Pre-built or Ad Hoc

One of the advantages of NoSQL databases is that the schema and organization of data is very flexible. The various types of databases usually allow the schema or organization of data to vary across entries. I hesitate to call them rows, but essentially each time you add data to a store, you can alter the format of the data inserted.

For relational database professionals, this seems to be a recipe for disaster, with entirely too much data being captured in an un-organized fashion. At some point a user will want this data to be returned in a report format, which almost always seems to be rows and column related data, even behind the scenes of the incredible visualizations that appear in modern dashboards.

I had someone recently note that their users don't want to write ad hoc queries or try and discern the meaning of varying structures of information. They want pre-built structures they can count on and use reliably to answer questions. I suspect many users don't want to decode the meaning of structures that change, despite the fact that so many users want to reformat and change the shape of data in Excel. Those of you that have to re-import some of these spreadsheets know just how unstructured a set of rows and columns can become.
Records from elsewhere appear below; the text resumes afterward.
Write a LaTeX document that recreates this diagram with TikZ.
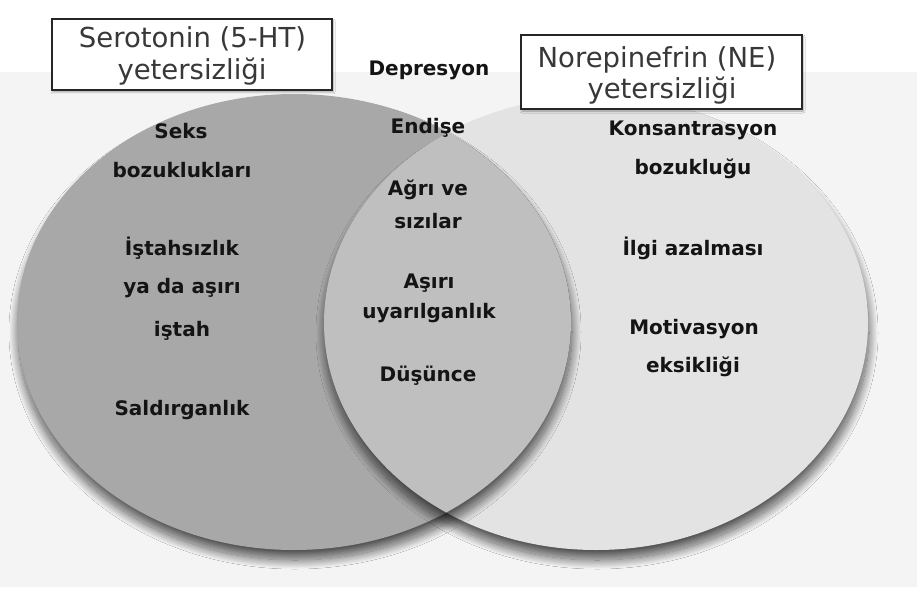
\documentclass[tikz,border=0pt]{standalone}
\usepackage{fontspec}
\setmainfont{DejaVu Sans}
\usetikzlibrary{shadows.blur}
\definecolor{bandgray}{HTML}{F4F4F4}
\definecolor{leftgray}{HTML}{A8A8A8}
\definecolor{rightgray}{HTML}{E3E3E3}
\definecolor{lensgray}{HTML}{BFBFBF}
\tikzset{
  lbl/.style={anchor=base, inner sep=0pt, font=\fontsize{20}{24}\selectfont\bfseries, text=black!92},
  ttl/.style={anchor=base, inner sep=0pt, font=\fontsize{27.5}{32}\selectfont, text=black!78},
  titlebox/.style={draw=black!85, line width=1.6pt, fill=white, inner sep=0pt,
    blur shadow={shadow xshift=1pt, shadow yshift=-2pt, shadow blur radius=2pt, shadow opacity=35}},
  venn shadow/.style={blur shadow={shadow xshift=1pt, shadow yshift=-10pt, shadow blur radius=9pt, shadow opacity=65, shadow blur steps=30}}
}
\begin{document}
\begin{tikzpicture}[x=1pt, y=-1pt]
  \useasboundingbox (0,0) rectangle (920,596);
  \fill[white] (0,0) rectangle (920,596);
  \fill[bandgray] (0,72) rectangle (917,587);
  % right set
  \path[venn shadow, fill=rightgray] (596,323) ellipse [x radius=272pt, y radius=227pt];
  % left set
  \path[venn shadow, fill=leftgray] (294,322) ellipse [x radius=277pt, y radius=228pt];
  % intersection
  \begin{scope}
    \clip (294,322) ellipse [x radius=277pt, y radius=228pt];
    \path[venn shadow, fill=lensgray] (596,323) ellipse [x radius=272pt, y radius=227pt];
  \end{scope}
  % title boxes
  \node[titlebox, minimum width=280pt, minimum height=71pt] (serobox) at (192,54.5) {};
  \node[ttl] (sero1) at (192.5,48) {Serotonin (5-HT)};
  \node[ttl] (sero2) at (192,80) {yetersizliği};
  \node[titlebox, minimum width=281pt, minimum height=74pt] (nebox) at (661.5,72) {};
  \node[ttl] (ne1) at (657,68) {Norepinefrin (NE)};
  \node[ttl] (ne2) at (662,99) {yetersizliği};
  % centre
  \node[lbl] (dep) at (429,76) {Depresyon};
  \node[lbl] (end) at (428,134) {Endişe};
  \node[lbl] (agri1) at (428,196) {Ağrı ve};
  \node[lbl] (agri2) at (428,228) {sızılar};
  \node[lbl] (asiri1) at (429,288) {Aşırı};
  \node[lbl] (asiri2) at (429,318) {uyarılganlık};
  \node[lbl] (dus) at (428,381) {Düşünce};
  % left
  \node[lbl] (seks1) at (181,139) {Seks};
  \node[lbl] (seks2) at (182,178) {bozuklukları};
  \node[lbl] (ist1) at (182,255) {İştahsızlık};
  \node[lbl] (ist2) at (182,293) {ya da aşırı};
  \node[lbl] (ist3) at (182,336) {iştah};
  \node[lbl] (sald) at (182,415) {Saldırganlık};
  % right
  \node[lbl] (kon1) at (693,136) {Konsantrasyon};
  \node[lbl] (kon2) at (693,175) {bozukluğu};
  \node[lbl] (ilgi) at (693,255) {İlgi azalması};
  \node[lbl] (mot1) at (694,334) {Motivasyon};
  \node[lbl] (mot2) at (693,372) {eksikliği};
\end{tikzpicture}
\end{document}
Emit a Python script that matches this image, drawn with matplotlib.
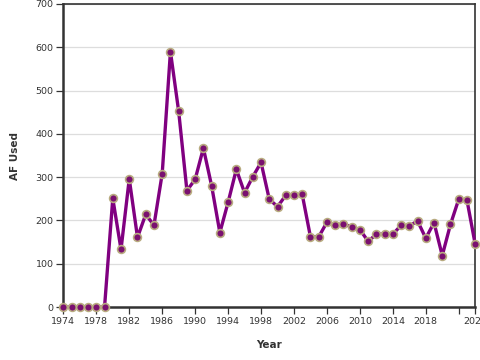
import matplotlib
matplotlib.use("Agg")
import matplotlib.pyplot as plt
import numpy as np

years = list(range(1974, 2025))
af_used = [0, 0, 0, 0, 0, 0, 251, 133, 296, 161, 214, 189, 308,
           590, 452, 269, 295, 367, 280, 172, 242, 318, 264, 301, 334,
           249, 232, 258, 258, 260, 162, 162, 196, 189, 192, 185, 179,
           152, 168, 169, 168, 189, 187, 199, 159, 195, 119, 191, 249,
           247, 145]
tick_years = list(range(1974, 2023, 4)) + [2024]
tick_labels = [str(y) for y in tick_years]
tick_labels[-2] = ""

plt.rcParams["font.family"] = "DejaVu Sans"

fig = plt.figure(figsize=(4.8, 3.6), dpi=100)
ax = fig.add_axes([0.132, 0.147, 0.858, 0.842])

ax.plot(years, af_used, color="#800080", linewidth=2.4, zorder=3,
        marker="o", markersize=5.6, markerfacecolor="#7a1070",
        markeredgecolor="#b8ab80", markeredgewidth=1.2, clip_on=False)

ax.set_xlim(1974, 2024)
ax.set_ylim(0, 700)
ax.set_yticks(range(0, 701, 100))
ax.set_xticks(tick_years)
ax.set_xticklabels(tick_labels)

ax.grid(axis="y", color="#dddddd", linewidth=0.9)
ax.set_axisbelow(True)

for side in ["left", "bottom"]:
    ax.spines[side].set_linewidth(1.8)
    ax.spines[side].set_color("#333333")
for side in ["right", "top"]:
    ax.spines[side].set_linewidth(1.2)
    ax.spines[side].set_color("#333333")

ax.tick_params(axis="both", length=5, width=0.9, color="#333333",
               labelsize=6.8, labelcolor="#333333", pad=2)
ax.set_xlabel("Year", fontsize=7.5, fontweight="bold", color="#333333", labelpad=10)
ax.set_ylabel("AF Used", fontsize=7.5, fontweight="bold", color="#333333", labelpad=11)

fig.savefig("out.png", dpi=100)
I really think that it is important that structures of data be decided upon and ordered in a known way so that users can easily understand the meaning behind the data. However we are gathering more and more data in new ways, from new sources, and we don't have consistent ways of recording that information. That will continue in the future, and I do think that learning how to access new sources, like Hadoop, and present that data back to users in a familiar format will become a way to show you are a valuable resource for your organization.